A overview of our morning format and schedule for this week, because it’s a bit different from what we usually do:
We’ll gather online at 10:45 a.m. for Community Time. I’ll host that live on our Facebook page. As noted above, the Kids Table story will be posted to Facebook as well, so you can access it whenever it works for your household.
Then, at 11:00 a.m., the pre-recorded “Signs of Life” gathering will go up on our Facebook page. You’ll also be able to find that one Youtube. We’ll put a link to that on the Facebook page once it’s posted.
Next, at 12:00 noon, The Kids Table Room hang out will happen, also on Facebook.

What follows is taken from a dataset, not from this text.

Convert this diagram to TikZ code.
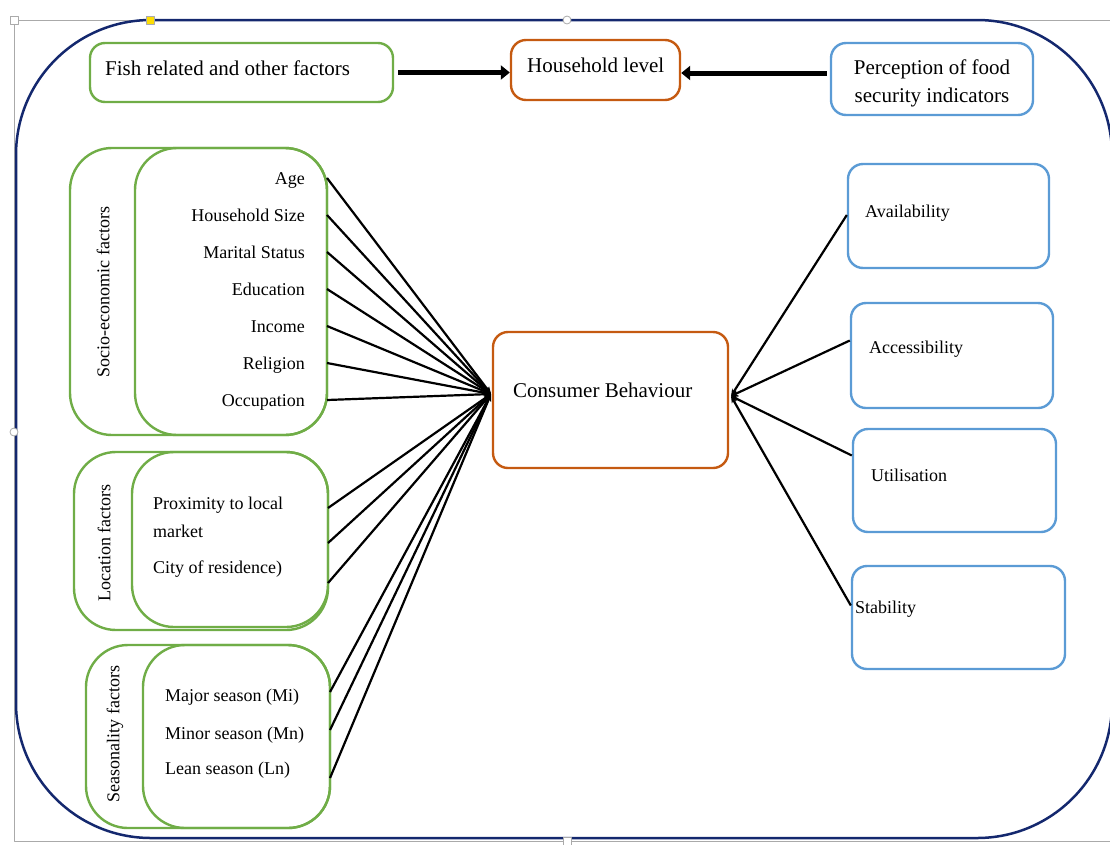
\documentclass[tikz,border=0pt]{standalone}
\usepackage{fontspec}
\setmainfont{Liberation Serif}
\usetikzlibrary{arrows.meta}
\definecolor{boxgreen}{RGB}{112,173,71}
\definecolor{boxorange}{RGB}{197,90,17}
\definecolor{boxblue}{RGB}{91,155,213}
\definecolor{framenavy}{RGB}{20,40,110}
\definecolor{handlegray}{RGB}{170,170,170}

\begin{document}
\begin{tikzpicture}[x=1pt,y=-1pt,line join=round]
\tikzstyle{box}=[draw,line width=2.4pt,rounded corners=15pt,inner sep=0pt]
\tikzstyle{green box}=[box,draw=boxgreen]
\tikzstyle{orange box}=[box,draw=boxorange]
\tikzstyle{blue box}=[box,draw=boxblue]
\tikzstyle{group}=[draw=boxgreen,line width=2.4pt,rounded corners=42pt,inner sep=0pt]
\tikzstyle{big}=[font=\fontsize{21}{28}\selectfont,inner sep=0pt]
\tikzstyle{small}=[font=\fontsize{18}{22}\selectfont,inner sep=0pt]
\tikzstyle{link}=[-{Stealth[length=7pt,width=6pt]},line width=2.2pt]
\tikzstyle{fat arrow}=[-{Triangle[length=9pt,width=14pt]},line width=5pt]
\tikzstyle{handle}=[draw=handlegray,fill=white,line width=0.8pt,minimum size=8pt,inner sep=0pt]

\useasboundingbox (0,0) rectangle (1110,844);

% Frame
\draw[handlegray,line width=1pt] (1110,20) -- (14,20) -- (14,841) -- (1110,841);
\draw[framenavy,line width=2.5pt,rounded corners=135pt] (16,20) rectangle (1112,838);
\node[handle] (h-1) at (14,20) {};
\node[handle,fill=yellow!80!orange] (h-2) at (150,20) {};
\node[handle,circle] (h-3) at (567,20) {};
\node[handle,circle] (h-4) at (14,432) {};
\node[handle] (h-5) at (567,841) {};

% Top row
\node[green box,minimum width=303pt,minimum height=59pt] (Fish) at (241.5,72.5) {};
\node[big,anchor=base west] (Fish-t) at (105,75) {Fish related and other factors};
\node[orange box,minimum width=169pt,minimum height=60pt] (HH) at (595.5,70) {};
\node[big,anchor=base west] (HH-t) at (527,72) {Household level};
\node[blue box,minimum width=202pt,minimum height=72pt] (Perc) at (932,79) {};
\node[big,anchor=base] (Perc-t1) at (932,74) {Perception of food};
\node[big,anchor=base] (Perc-t2) at (932,102) {security indicators};

\draw[fat arrow] (Fish.east) ++(4,0) coordinate (Fish-out) -- (HH.west |- Fish-out);
\draw[fat arrow] (Perc.west) ++(-3,-6) coordinate (Perc-out) -- (HH.east |- Perc-out);

% Consumer behaviour
\node[orange box,minimum width=235pt,minimum height=136pt] (CB) at (610.5,400) {};
\node[big,anchor=base west] (CB-t) at (513,397) {Consumer Behaviour};
\coordinate (CB-in) at (491,394);
\coordinate (CB-out) at (731,396);

% Socio-economic factors
\node[group,minimum width=257pt,minimum height=287pt] (SE) at (198.5,291.5) {};
\node[group,minimum width=192pt,minimum height=287pt] (SE-in) at (231,291.5) {};
\node[small,rotate=90] (SE-l) at (103,292) {Socio-economic factors};
\foreach \name / \y in {1/Age,2/Household Size,3/Marital Status,4/Education,5/Income,6/Religion,7/Occupation}
{
\node[small,anchor=base east] (SE-\name) at (305,{184+37*(\name-1)}) {\y};
\coordinate (SEp-\name) at (327,{178+37*(\name-1)});
\draw[link] (SEp-\name) -- (CB-in);
}

% Location factors
\node[group,minimum width=254pt,minimum height=178pt] (Loc) at (201,541) {};
\node[group,minimum width=196pt,minimum height=175pt] (Loc-in) at (230,539.5) {};
\node[small,rotate=90] (Loc-l) at (104,543) {Location factors};
\node[small,anchor=base west] (Loc-1) at (153,509) {Proximity to local};
\node[small,anchor=base west] (Loc-2) at (153,537) {market};
\node[small,anchor=base west] (Loc-3) at (153,573) {City of residence)};
\foreach \name / \y in {1/508,2/543,3/583}
{
\coordinate (Locp-\name) at (328,\y);
\draw[link] (Locp-\name) -- (CB-in);
}

% Seasonality factors
\node[group,minimum width=244pt,minimum height=183pt] (Sea) at (208,736.5) {};
\node[group,minimum width=187pt,minimum height=183pt] (Sea-in) at (236.5,736.5) {};
\node[small,rotate=90] (Sea-l) at (115,734) {Seasonality factors};
\node[small,anchor=base west] (Sea-1) at (165,701) {Major season (Mi)};
\node[small,anchor=base west] (Sea-2) at (165,739) {Minor season (Mn)};
\node[small,anchor=base west] (Sea-3) at (165,774) {Lean season (Ln)};
\foreach \name / \y in {1/692,2/730,3/778}
{
\coordinate (Seap-\name) at (330,\y);
\draw[link] (Seap-\name) -- (CB-in);
}

% Food security indicators
\node[blue box,minimum width=201pt,minimum height=104pt] (Av) at (948.5,216) {};
\node[small,anchor=base west] (Av-t) at (865,217) {Availability};
\node[blue box,minimum width=202pt,minimum height=105pt] (Ac) at (952,355.5) {};
\node[small,anchor=base west] (Ac-t) at (869,353) {Accessibility};
\node[blue box,minimum width=203pt,minimum height=103pt] (Ut) at (954.5,480.5) {};
\node[small,anchor=base west] (Ut-t) at (871,481) {Utilisation};
\node[blue box,minimum width=213pt,minimum height=103pt] (St) at (958.5,617.5) {};
\node[small,anchor=base west] (St-t) at (855,613) {Stability};

\foreach \name / \dy in {Av/-1,Ac/-15,Ut/-25,St/-12}
\draw[link] ([yshift=-\dy pt]\name.west) -- (CB-out);

\end{tikzpicture}
\end{document}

Then, at 12:30, “And Lunch After” will kick on on Zoom. Here’s the link for that gathering:
https://us02web.zoom.us/j/
Lastly, a reminder that we also continue to host a zoom gathering on Wednesday evenings at 7:30 p.m. You can join that here:
https://us02web.zoom.us/j/
And lastly, a short reflection on where I’ll be headed in our Talky Bit exploration:
I had the opportunity to enjoy a few hours outside yesterday, and was struck again by the remarkable ways in which the earth comes to life at this time of the year. Hmmm…maybe that sentence itself reveals a problematic perspective that can not only shrink our understanding of this remarkable planet on which we live, but also diminish the scope of our spirituality. The earth isn’t “coming to life” at this time of year at all. The “life” is always there. It’s just that it doesn’t always look that way. To put it another way, even when things appear to be dead, they aren’t. The thing we call “life” doesn’t arrive in spring; it just shows us a different, more obvious face.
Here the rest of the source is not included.